Rebecca Lee Reynolds, Assistant Professor at University of New Orleans
That moment on Election Day when I dared to believe that we might have a female president of the United States. I’m trying to hang on to that feeling. It happened when I was listening to a story on NPR about people reciting the 19th Amendment at Susan B. Anthony’s grave. And then, to help me get through what happened that night: Samantha Bee’s analysis of Hillary Clinton and John Oliver’s “Fuck 2016.”
Mary Addison Hackett, artist, Nashville
Spending two weeks as a flâneuse in NYC earlier this year.

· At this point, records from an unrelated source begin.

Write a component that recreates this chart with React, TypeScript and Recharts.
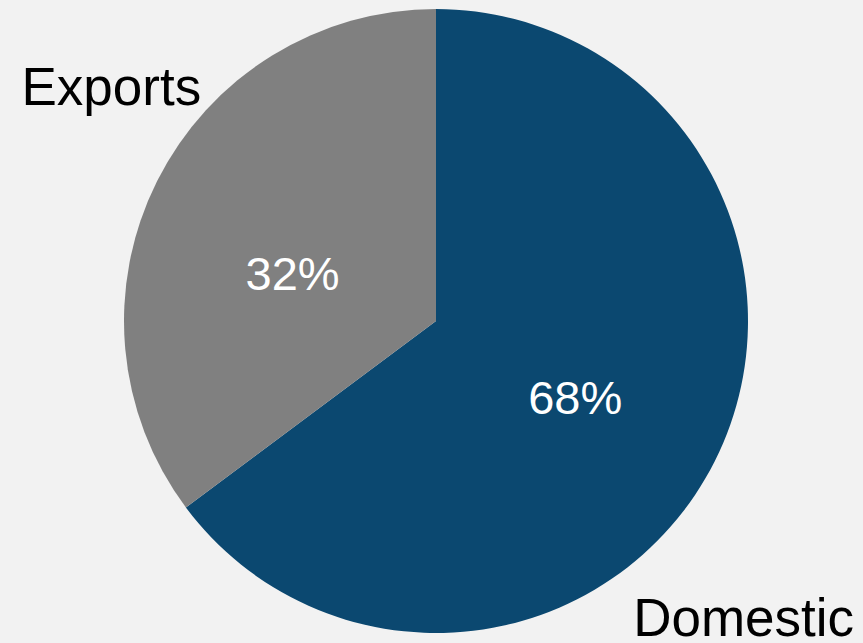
import { PieChart, Pie, Cell } from 'recharts'

// slice sizes as drawn (the printed labels are rounded differently in the source)
const categories = ['Domestic', 'Exports']
const shares = [64.8, 35.2]
const percentLabels = ['68%', '32%']
const colors = ['#0b4870', '#808080']

const RADIAN = Math.PI / 180

// where each slice's texts sit, relative to its mid angle / outer radius
const placement = [
  { nameTurn: -19, nameRadius: 1.41, pctTurn: -7, pctRadius: 0.536 },
  { nameTurn: -7, nameRadius: 1.25, pctTurn: 14.5, pctRadius: 0.47 },
]

const data = categories.map((name, i) => ({ name, value: shares[i] }))

function renderLabel(props: any) {
  const { cx, cy, midAngle, outerRadius, index } = props
  const p = placement[index]
  const polar = (turn: number, factor: number) => {
    const a = (midAngle + turn) * RADIAN
    return { x: cx + outerRadius * factor * Math.cos(-a), y: cy + outerRadius * factor * Math.sin(-a) }
  }
  const name = polar(p.nameTurn, p.nameRadius)
  const pct = polar(p.pctTurn, p.pctRadius)
  return (
    <g>
      <text x={name.x} y={name.y} textAnchor="middle" fill="#000" fontSize={53}>
        {categories[index]}
      </text>
      <text x={pct.x} y={pct.y} textAnchor="middle" fill="#fff" fontSize={47}>
        {percentLabels[index]}
      </text>
    </g>
  )
}

export default function App() {
  return (
    <div
      style={{
        position: 'absolute',
        top: 0,
        left: 0,
        width: 863,
        height: 643,
        background: '#f2f2f2',
        fontFamily: '"Liberation Sans", Arial, sans-serif',
      }}
    >
      <PieChart width={863} height={643} margin={{ top: 0, right: 0, bottom: 0, left: 0 }}>
        <Pie
          data={data}
          dataKey="value"
          nameKey="name"
          cx={436}
          cy={321}
          outerRadius={312}
          startAngle={90}
          endAngle={-270}
          stroke="none"
          label={renderLabel}
          labelLine={false}
          isAnimationActive={false}
        >
          {data.map((d, i) => (
            <Cell key={d.name} fill={colors[i]} />
          ))}
        </Pie>
      </PieChart>
    </div>
  )
}
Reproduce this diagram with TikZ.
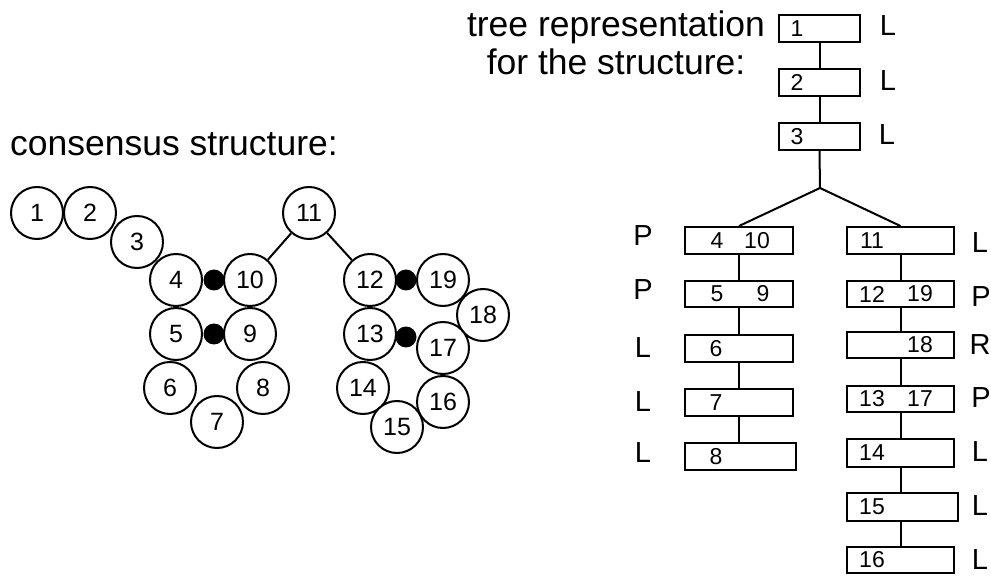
\documentclass[tikz,border=0pt]{standalone}
\usepackage{fontspec}
\setmainfont{Liberation Sans}
\begin{document}
\begin{tikzpicture}[x=1pt,y=-1pt,
  base/.style={line width=2pt},
  nt/.style={circle,draw,base,fill=white,minimum size=52pt,inner sep=0pt,font=\fontsize{25}{25}\selectfont},
  dot/.style={circle,fill=black,minimum size=21pt,inner sep=0pt},
  box/.style={rectangle,draw,base,inner sep=0pt},
  bt/.style={inner sep=0pt,font=\fontsize{23}{23}\selectfont},
  lab/.style={inner sep=0pt,font=\fontsize{29}{29}\selectfont},
  title/.style={inner sep=0pt,font=\fontsize{35.5}{38}\selectfont},
  link/.style={base}]
\useasboundingbox (0,0) rectangle (991,577);
% titles
\node[title,anchor=base west] (tc) at (10,156) {consensus structure:};
\node[title,anchor=base] (tt1) at (616,37) {tree representation};
\node[title,anchor=base] (tt2) at (616,75) {for the structure:};
% base pair dots
\node[dot] (d1) at (214,280) {};
\node[dot] (d2) at (214,334) {};
\node[dot] (d3) at (406,280) {};
\node[dot] (d4) at (406,337) {};
% nucleotides
\node[nt] (n1) at (37,213) {1};
\node[nt] (n2) at (90,213) {2};
\node[nt] (n3) at (137,242) {3};
\node[nt] (n4) at (176,280) {4};
\node[nt] (n10) at (250,280) {10};
\node[nt] (n5) at (176,334) {5};
\node[nt] (n9) at (250,334) {9};
\node[nt] (n6) at (170,388) {6};
\node[nt] (n8) at (263,388) {8};
\node[nt] (n7) at (217,422) {7};
\node[nt] (n11) at (309,213) {11};
\node[nt] (n12) at (370,280) {12};
\node[nt] (n19) at (443,280) {19};
\node[nt] (n18) at (483,315) {18};
\node[nt] (n13) at (370,334) {13};
\node[nt] (n17) at (443,348) {17};
\node[nt] (n14) at (363,388) {14};
\node[nt] (n16) at (443,402) {16};
\node[nt] (n15) at (397,427) {15};
\draw[link] (n11) -- (n10);
\draw[link] (n11) -- (n12);
% tree: top column
\node[box,minimum width=81pt,minimum height=27pt] (b1) at (819.5,28.5) {};
\node[box,minimum width=81pt,minimum height=27pt] (b2) at (819.5,82.5) {};
\node[box,minimum width=81pt,minimum height=27pt] (b3) at (819.5,136.5) {};
\coordinate (j) at (820,188);
% left column
\node[box,minimum width=108pt,minimum height=27pt] (b410) at (739,240.5) {};
\node[box,minimum width=108pt,minimum height=26pt] (b59) at (739,294) {};
\node[box,minimum width=108pt,minimum height=27pt] (b6) at (739,348.5) {};
\node[box,minimum width=108pt,minimum height=27pt] (b7) at (739,402.5) {};
\node[box,minimum width=111pt,minimum height=27pt] (b8) at (740.5,456.5) {};
% right column
\node[box,minimum width=107pt,minimum height=27pt] (b11) at (900.5,240.5) {};
\node[box,minimum width=107pt,minimum height=26pt] (b1219) at (900.5,294) {};
\node[box,minimum width=107pt,minimum height=26pt] (b18) at (900.5,345) {};
\node[box,minimum width=107pt,minimum height=26pt] (b1317) at (900.5,399) {};
\node[box,minimum width=107pt,minimum height=28pt] (b14) at (900.5,453) {};
\node[box,minimum width=111pt,minimum height=28pt] (b15) at (902.5,507) {};
\node[box,minimum width=107pt,minimum height=26pt] (b16) at (900.5,560) {};
% connectors
\draw[link] (b1) -- (b2);
\draw[link] (b2) -- (b3);
\draw[link] (b3.south) -- (j);
\draw[link] (j) -- (b410.north);
\draw[link] (j) -- (b11.north);
\draw[link] (b410) -- (b59);
\draw[link] (b59) -- (b6);
\draw[link] (b6) -- (b7);
\draw[link] (b7.south) -- (b7.south |- b8.north);
\draw[link] (b11) -- (b1219);
\draw[link] (b1219) -- (b18);
\draw[link] (b18) -- (b1317);
\draw[link] (b1317) -- (b14);
\draw[link] (b14.south) -- (b14.south |- b15.north);
\draw[link] (b15.south -| b16.north) -- (b16.north);
% box texts
\node[bt] (t1) at (797,28.5) {1};
\node[bt] (t2) at (797,82.5) {2};
\node[bt] (t3) at (797,136.5) {3};
\node[bt] (t4) at (717,240.5) {4};
\node[bt] (t10) at (757,240.5) {10};
\node[bt] (t5) at (717,294) {5};
\node[bt] (t9) at (763,294) {9};
\node[bt] (t6) at (716,348.5) {6};
\node[bt] (t7) at (716,402.5) {7};
\node[bt] (t8) at (716,456.5) {8};
\node[bt] (t11) at (872,240.5) {11};
\node[bt] (t12) at (872,294) {12};
\node[bt] (t19) at (920,294) {19};
\node[bt] (t18) at (920,345) {18};
\node[bt] (t13) at (872,399) {13};
\node[bt] (t17) at (920,399) {17};
\node[bt] (t14) at (872,453) {14};
\node[bt] (t15) at (872,507) {15};
\node[bt] (t16) at (872,560) {16};
% type labels
\node[lab] (l1) at (888,26) {L};
\node[lab] (l2) at (888,81) {L};
\node[lab] (l3) at (887,135) {L};
\node[lab] (l410) at (643,236) {P};
\node[lab] (l59) at (643,290) {P};
\node[lab] (l6) at (643,348) {L};
\node[lab] (l7) at (643,402) {L};
\node[lab] (l8) at (643,453) {L};
\node[lab] (l11) at (980,243) {L};
\node[lab] (l1219) at (981,297) {P};
\node[lab] (l18) at (980,345) {R};
\node[lab] (l1317) at (981,398) {P};
\node[lab] (l14) at (980,452) {L};
\node[lab] (l15) at (980,506) {L};
\node[lab] (l16) at (980,560) {L};
\end{tikzpicture}
\end{document}
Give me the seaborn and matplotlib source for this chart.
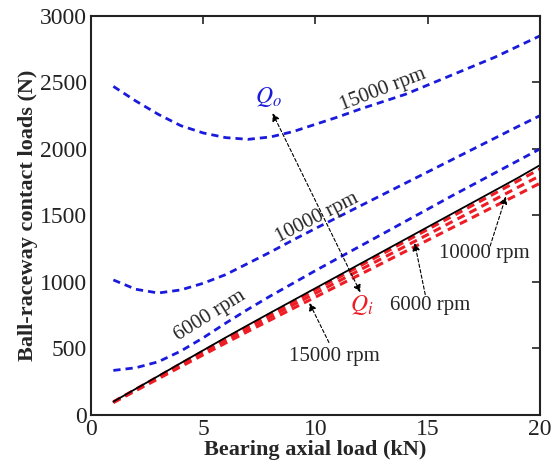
import matplotlib
matplotlib.use("Agg")
import matplotlib.pyplot as plt
import seaborn as sns
import pandas as pd

# ---- data ----
axial_load_kN = [1, 2, 3, 4, 5, 6, 7, 8, 9, 10, 11, 12, 13, 14, 15, 16, 17, 18, 19, 20]

qo_6000 = [335, 355, 400, 480, 580, 690, 795, 895, 990, 1085, 1178, 1270, 1362, 1455, 1547, 1640, 1730, 1820, 1910, 2000]
qo_10000 = [1015, 945, 917, 940, 990, 1055, 1140, 1225, 1315, 1402, 1487, 1572, 1657, 1742, 1827, 1912, 1997, 2082, 2167, 2250]
qo_15000 = [2470, 2360, 2260, 2175, 2120, 2085, 2072, 2090, 2130, 2185, 2240, 2300, 2355, 2410, 2480, 2550, 2620, 2690, 2770, 2850]

q_static = [100, 197, 293, 390, 486, 582, 676, 769, 861, 953, 1045, 1137, 1229, 1321, 1413, 1505, 1597, 1689, 1781, 1878]

qi_15000 = [99, 194, 289, 385, 480, 574, 667, 759, 850, 941, 1031, 1122, 1213, 1304, 1395, 1485, 1576, 1667, 1758, 1849]
qi_6000 = [96, 189, 281, 374, 467, 559, 649, 738, 827, 915, 1003, 1092, 1180, 1268, 1356, 1445, 1533, 1621, 1710, 1798]
qi_10000 = [93, 183, 272, 363, 452, 541, 629, 715, 801, 886, 972, 1057, 1143, 1229, 1314, 1400, 1485, 1571, 1656, 1742]

x_ticks = [0, 5, 10, 15, 20]
y_ticks = [0, 500, 1000, 1500, 2000, 2500, 3000]

# ---- style ----
sns.set_theme(style="white")
plt.rcParams['font.family'] = ['Liberation Serif', 'DejaVu Serif']
plt.rcParams['mathtext.fontset'] = 'stix'

fig = plt.figure(figsize=(5.51, 4.63), dpi=100)
ax = fig.add_axes([0.165, 0.1037, 0.815, 0.862])

df = pd.DataFrame({"x": axial_load_kN})
blue = "#1a1adc"
red = "#ee1c24"
dash = (0, (2.6, 1.8))

for name, vals in [("qo6", qo_6000), ("qo10", qo_10000), ("qo15", qo_15000)]:
    df[name] = vals
    sns.lineplot(data=df, x="x", y=name, ax=ax, color=blue, linewidth=2.0,
                 linestyle=dash, legend=False)

for name, vals in [("qi15", qi_15000), ("qi6", qi_6000), ("qi10", qi_10000)]:
    df[name] = vals
    sns.lineplot(data=df, x="x", y=name, ax=ax, color=red, linewidth=2.2,
                 linestyle=dash, legend=False)

df["qs"] = q_static
sns.lineplot(data=df, x="x", y="qs", ax=ax, color="black", linewidth=1.3, legend=False)

ax.set_xlim(0, 20)
ax.set_ylim(0, 3000)
ax.set_xticks(x_ticks)
ax.set_yticks(y_ticks)
ax.tick_params(direction="in", length=6, width=1.2, top=True, right=True,
               labelsize=17, colors="#222222", pad=3)
for s in ax.spines.values():
    s.set_color("#222222")
    s.set_linewidth(1.5)

ax.set_xlabel("Bearing axial load (kN)", fontsize=16, fontweight="bold", labelpad=0)
ax.set_ylabel("Ball-raceway contact loads (N)", fontsize=16, fontweight="bold", labelpad=1)

# ---- annotations ----
ax.text(13.0, 2447, "15000 rpm", fontsize=15, rotation=21, ha="center", va="center")
ax.text(10.05, 1480, "10000 rpm", fontsize=15, rotation=27, ha="center", va="center")
ax.text(5.3, 745, "6000 rpm", fontsize=15, rotation=32, ha="center", va="center")

ax.text(7.9, 2390, r"$Q_o$", fontsize=17, color=blue, ha="center", va="center")
ax.text(12.07, 830, r"$Q_i$", fontsize=17, color=red, ha="center", va="center")

ax.text(15.12, 822, "6000 rpm", fontsize=15, ha="center", va="center")
ax.text(17.5, 1212, "10000 rpm", fontsize=15, ha="center", va="center")
ax.text(10.85, 442, "15000 rpm", fontsize=15, ha="center", va="center")

arr = dict(arrowstyle="-|>", color="black", lw=0.8, linestyle=(0, (3, 2)),
           mutation_scale=11, shrinkA=0, shrinkB=0)
ax.annotate("", xy=(8.09, 2268), xytext=(12.0, 922),
            arrowprops=dict(arr, arrowstyle="<|-|>"))
ax.annotate("", xy=(9.73, 842), xytext=(10.6, 545), arrowprops=arr)
ax.annotate("", xy=(14.42, 1292), xytext=(14.89, 905), arrowprops=arr)
ax.annotate("", xy=(18.48, 1642), xytext=(17.78, 1270), arrowprops=arr)

fig.savefig("out.png", dpi=100)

Michi Meko, artist, Atlanta
Sitting in Meredith Kooi’s Bucky Dome Zone playing Wattstax over the airwaves with my friend William Downs.
Also, sitting for a Portrait with Henry Taylor in South Carolina before our exhibition install.
Megan C Mosholder, artist, Atlanta
Spending a month in Beijing as an artist-in-residence at the Red Gate Residency. Being in China took me out of my comfort zone, forcing me to think about work in a whole new way. I also met some incredible artists there, namely Fredman Barahona from Nicaragua, and Gergana Petrova from Berlin.
Jaime DeSimone, Curator, MOCA Jacksonville
Newport Folk Festival in Rhode Island. It’s an annual tradition. It has lots of new music and is a perfect setting on the water at Fort Adams.